Die Kundus-Affäre ist vorbei. Das, worum es bei ihr im Kern gegangen war, hat sich als substanzlos erwiesen. Der Affären-Kern lässt sich so beschreiben: Am 4. September 2009 hat Bundeswehroberst Georg Klein in Afghanistan, als er den Befehl zum Luftangriff auf zwei von Taliban entführte Tanklastwagen gab, ein „deutsches Verbrechen“ begangen, das anschließend von der Bundesregierung vertuscht wurde, um eine breite öffentliche Diskussion über zivile Opfer des unpopulären Einsatzes wegen der Bundestagswahl am 27. September 2009 zu unterdrücken. Diese Behauptung darf inzwischen als widerlegt gelten. Die Bundesanwälte in Karlsruhe, die den Fall so gründlich geprüft haben wie sonst kaum jemand, stellten am Montag ihre Ermittlungen ein.

Das war zwar zu erwarten, doch sensationell ist die Begründung. In einer Klarheit, die keine Zweifel mehr zulässt, attestierten die Anwälte den Soldaten, dass sie „nach gewissenhafter und immer wieder aktualisierter Prüfung aller ihnen zum Geschehensablauf bekannten Fakten und Umstände annehmen konnten, dass ausschließlich Aufständische vor Ort waren“. In einem „nichtinternationalen bewaffneten Konflikt“ wiederum dürfe der Gegner bekämpft werden – und zwar unabhängig davon, ob er gerade selbst angreift oder eine akute Gefahr von ihm ausgeht. Mit anderen Worten: Das Ziel des Angriffs war legitim, die Wahl der Mittel stand in einem vertretbaren Verhältnis zum erwartbaren Erfolg. Weder verstießen die Soldaten gegen die Vorschriften des Völkerstrafgesetzbuches noch gegen die des Strafgesetzbuchs.

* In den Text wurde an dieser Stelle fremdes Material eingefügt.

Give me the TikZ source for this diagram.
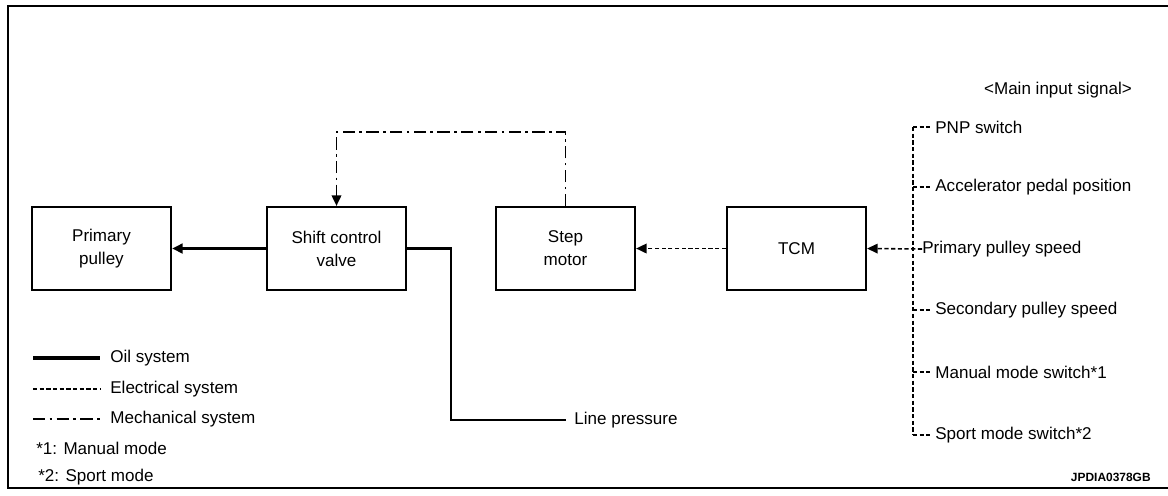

Wer nun behauptet, damit sei lediglich die rechtliche Bewertung der Luftschläge abgeschlossen, macht es sich zu leicht. Zum ersten Mal überhaupt hatte sich die Bundesanwaltschaft mit einer militärischen Handlung solcher Dimension befasst. Ihre Ausführungen haben grundsätzlichen Charakter. Und sie widerlegen in ihrer Stringenz so manches abfällige Gerede über unsere Soldaten und den besagten 4. September. Nichts da mit dem von übereifrigen Oppositionspolitikern herausposaunten und stets aufs Neue skandalisierten „Tag der Schande“. Auch ist das gezielte Töten von Taliban in diesem Krieg weder „vollkommen indiskutabel“ noch eine „Todesstrafe ohne Gerichtsverfahren“. In Kundus sind zwei bekannte Talibanführer getötet worden, aber auch Zivilisten ums Leben gekommen. Deren Tod, der weder absehbar war noch beabsichtigt, ist zutiefst bedauerlich. Kein Soldat in einem Krieg kann garantieren, dass durch ihn niemals Unbeteiligte zu Schaden kommen.

Die Kundus-Affäre ist vorbei, es lebe die Kundus-Affäre! Nämlich die im weiteren, abgeleiteten Sinne. Wer wann was gewusst, verheimlicht, unterschlagen hat: Das wird uns intensiv ebenso weiter beschäftigen wie der blamable Zickzackkurs des Bundesministers der Verteidigung, Karl-Theodor zu Guttenberg (militärisch angemessen, militärisch nicht angemessen – und nun wieder zurück?). Auch Oberst Klein muss sich immer noch des Verdachts erwehren, Fehler gemacht zu haben. Nur fürs Prinzipielle taugt der Fall nicht mehr. Kundus markiert keine Wende in diesem Krieg, nach dem Motto: Wie aus Helfern Täter wurden.

Das deutsche Parlament hat die Bundeswehr nach den Terroranschlägen vom 11. September 2001 in einen Krieg geschickt, in dem die Soldaten im Rahmen des Völkerrechts und des Isaf-Mandats der Vereinten Nationen kämpfen dürfen. So einfach ist die Sache und doch für so viele Menschen so schwer zu verstehen.